La constat est encore plus édifiant en matière d’évaluation. L’évaluation des politiques publiques n’est pas synonyme de contrôle de la dépense publique. Dans le premier cas, il s’agit d’estimer l’efficacité de ces politiques; dans le second, il s’agit de vérifier la régularité des opérations effectuées. Ces deux actions sont complémentaires et devraient se renforcer. Il est paradoxal de noter que si le Parlement est doté de prérogatives importantes en matière de contrôle, il apparaît, en revanche, relativement dépourvu de capacités d’évaluation. Les parlementaires ne disposent pas de rapports d’impact permettant d’évaluer a priori les effets administratifs, juridiques, sociaux, économiques et budgétaires des mesures envisagées. Le Parlement ne dispose, en général, d’aucune simulation des projets de mesures fiscales ou autres qui lui sont soumis.
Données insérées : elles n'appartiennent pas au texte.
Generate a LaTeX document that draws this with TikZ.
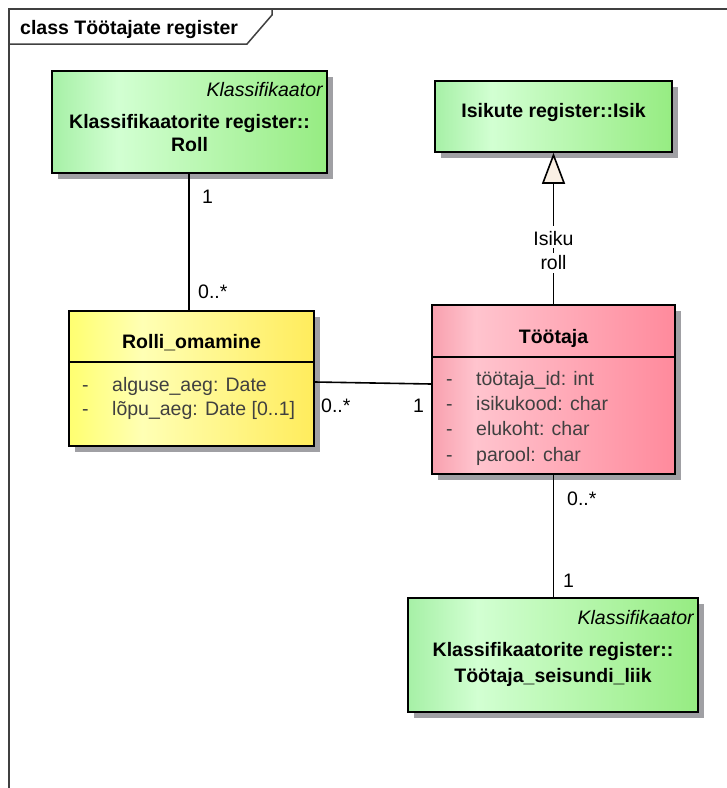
\documentclass[tikz,border=0pt]{standalone}
\usepackage{fontspec}
\setmainfont{Liberation Sans}
\usetikzlibrary{arrows.meta,shadows}

% box fill colours
\definecolor{gA}{HTML}{A6F0A6}
\definecolor{gB}{HTML}{D2FFD2}
\definecolor{gC}{HTML}{96EC82}
\definecolor{yA}{HTML}{FFFF70}
\definecolor{yB}{HTML}{FFFFB4}
\definecolor{yC}{HTML}{FFEC5C}
\definecolor{pA}{HTML}{F8A0AE}
\definecolor{pB}{HTML}{FFC4CE}
\definecolor{pC}{HTML}{FF8A9C}
\definecolor{shadowgray}{HTML}{A0A0A4}
\definecolor{attrgray}{HTML}{404040}
\definecolor{tipfill}{HTML}{FAF0E4}

\pgfdeclarehorizontalshading{greenshade}{100bp}{color(0bp)=(gA); color(25bp)=(gA); color(37bp)=(gB); color(75bp)=(gC); color(100bp)=(gC)}
\pgfdeclarehorizontalshading{yellowshade}{100bp}{color(0bp)=(yA); color(25bp)=(yA); color(40bp)=(yB); color(75bp)=(yC); color(100bp)=(yC)}
\pgfdeclarehorizontalshading{pinkshade}{100bp}{color(0bp)=(pA); color(25bp)=(pA); color(34bp)=(pB); color(75bp)=(pC); color(100bp)=(pC)}

\tikzset{
  umlbox/.style={draw=black, line width=1.6pt, inner sep=0pt, shade,
    drop shadow={shadow xshift=6pt, shadow yshift=-6pt, fill=shadowgray, opacity=1}},
  greenbox/.style={umlbox, shading=greenshade},
  yellowbox/.style={umlbox, shading=yellowshade},
  pinkbox/.style={umlbox, shading=pinkshade},
  plain/.style={inner sep=0pt, font=\fontsize{19.5}{24}\selectfont},
  boldtxt/.style={plain, font=\fontsize{19.5}{24}\selectfont\bfseries},
  stereo/.style={plain, font=\fontsize{19.5}{24}\selectfont\itshape},
  attr/.style={plain, text=attrgray},
  mult/.style={plain, anchor=base west},
  genlbl/.style={plain, fill=white, inner xsep=3pt, inner ysep=1pt, anchor=base},
  link/.style={line width=1.6pt, draw=black},
  framepen/.style={line width=1.5pt, draw=black!75},
}

\begin{document}
\begin{tikzpicture}[x=1pt, y=-1pt]
\useasboundingbox (0,0) rectangle (727,788);

% diagram frame with its name tab
\draw[framepen] (9,788) -- (9,9) -- (727,9);
\draw[framepen] (9,44) -- (247,44) -- (272,15) -- (272,9);
\node[boldtxt, anchor=base west] (frametitle) at (20,34) {class Töötajate register};

% classes
\node[greenbox, minimum width=275pt, minimum height=102pt] (roll) at (189.5,122) {};
\node[greenbox, minimum width=237pt, minimum height=71pt] (isik) at (553.5,116.5) {};
\node[yellowbox, minimum width=245pt, minimum height=135pt] (rolli) at (191.5,378.5) {};
\node[pinkbox, minimum width=243pt, minimum height=169pt] (toot) at (553.5,389.5) {};
\node[greenbox, minimum width=290pt, minimum height=114pt] (seis) at (553,655) {};

% Klassifikaatorite register::Roll
\node[stereo, anchor=base east] (rollst) at ([xshift=-5pt]roll.east |- 0,96) {Klassifikaator};
\node[boldtxt, anchor=base] (rollname1) at (roll.center |- 0,128) {Klassifikaatorite register::};
\node[boldtxt, anchor=base] (rollname2) at (roll.center |- 0,151) {Roll};

% Isikute register::Isik
\node[boldtxt, anchor=base] (isikname) at (isik.center |- 0,117) {Isikute register::Isik};

% Rolli_omamine
\node[boldtxt, anchor=base] (rolliname) at (rolli.center |- 0,348) {Rolli\_omamine};
\draw[line width=1.5pt] (rolli.west |- 0,362) -- (rolli.east |- 0,362);
\node[attr, anchor=base west] (rd1) at (82,391) {-};
\node[attr, anchor=base west] (ra1) at (112,391) {alguse\_aeg: Date};
\node[attr, anchor=base west] (rd2) at (82,415) {-};
\node[attr, anchor=base west] (ra2) at (112,415) {lõpu\_aeg: Date [0..1]};

% Töötaja
\node[boldtxt, anchor=base] (tootname) at (toot.center |- 0,343) {Töötaja};
\draw[line width=1.5pt] (toot.west |- 0,357) -- (toot.east |- 0,357);
\node[attr, anchor=base west] (td1) at (446,385) {-};
\node[attr, anchor=base west] (ta1) at (476,385) {töötaja\_id: int};
\node[attr, anchor=base west] (td2) at (446,410) {-};
\node[attr, anchor=base west] (ta2) at (476,410) {isikukood: char};
\node[attr, anchor=base west] (td3) at (446,435) {-};
\node[attr, anchor=base west] (ta3) at (476,435) {elukoht: char};
\node[attr, anchor=base west] (td4) at (446,461) {-};
\node[attr, anchor=base west] (ta4) at (476,461) {parool: char};

% Klassifikaatorite register::Töötaja_seisundi_liik
\node[stereo, anchor=base east] (seisst) at ([xshift=-5pt]seis.east |- 0,624) {Klassifikaator};
\node[boldtxt, anchor=base] (seisname1) at (seis.center |- 0,656) {Klassifikaatorite register::};
\node[boldtxt, anchor=base] (seisname2) at (seis.center |- 0,682) {Töötaja\_seisundi\_liik};

% associations
\draw[link] (roll.south -| 189,0) -- (rolli.north -| 189,0);
\node[mult] (m1) at (202,203) {1};
\node[mult] (m2) at (198,298) {0..*};

\draw[link] ([yshift=-3.5pt]rolli.east) -- ([yshift=5.5pt]toot.west);
\node[mult] (m3) at (321,412) {0..*};
\node[mult] (m4) at (413,412) {1};

\draw[link] (toot.south) -- (seis.north -| toot.south);
\node[mult] (m5) at (567,505) {0..*};
\node[mult] (m6) at (563,587) {1};

% generalisation with its two-line role label
\draw[link, -{Triangle[length=31pt, width=23pt, fill=tipfill]}] (toot.north) -- (isik.south);
\node[genlbl, text height=18pt, text depth=2pt] (genlabel1) at (toot.north |- 0,245) {Isiku};
\node[genlbl, text height=15pt, text depth=3pt] (genlabel2) at (toot.north |- 0,269) {roll};
\end{tikzpicture}
\end{document}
Il n’est pas saisi des rapports de contrôle effectués par les corps d’inspection sur la gestion des ministères et des établissements publics.
Dans la plupart des pays démocratiques, des dispositifs d’évaluation des politiques publiques ont été mis en place au sein des institutions parlementaires. Elles traduisent l’ambition du pouvoir législatif  de se doter de moyens d’expertise autonomes vis-à-vis du gouvernement et d’entreprendre ses propres travaux d’évaluation. Prendre exemple sur les expériences étrangères et les adapter à notre contexte ne peut qu’améliorer l’exercice du pouvoir législatif. La représentation nationale a joué un rôle appréciable dans le processus des réformes économiques et sociales. Il lui appartient aussi de les rendre rapidement effectives. Le moment n’est-il pas venu d’impulser des changements opérationnels dans la sphère propre du Parlement, dans son organisation et ses méthodes de travail, pour donner une orientation plus efficiente à sa fonction de contrôle et d’évaluation des dépenses publiques et de l’effectivité des lois.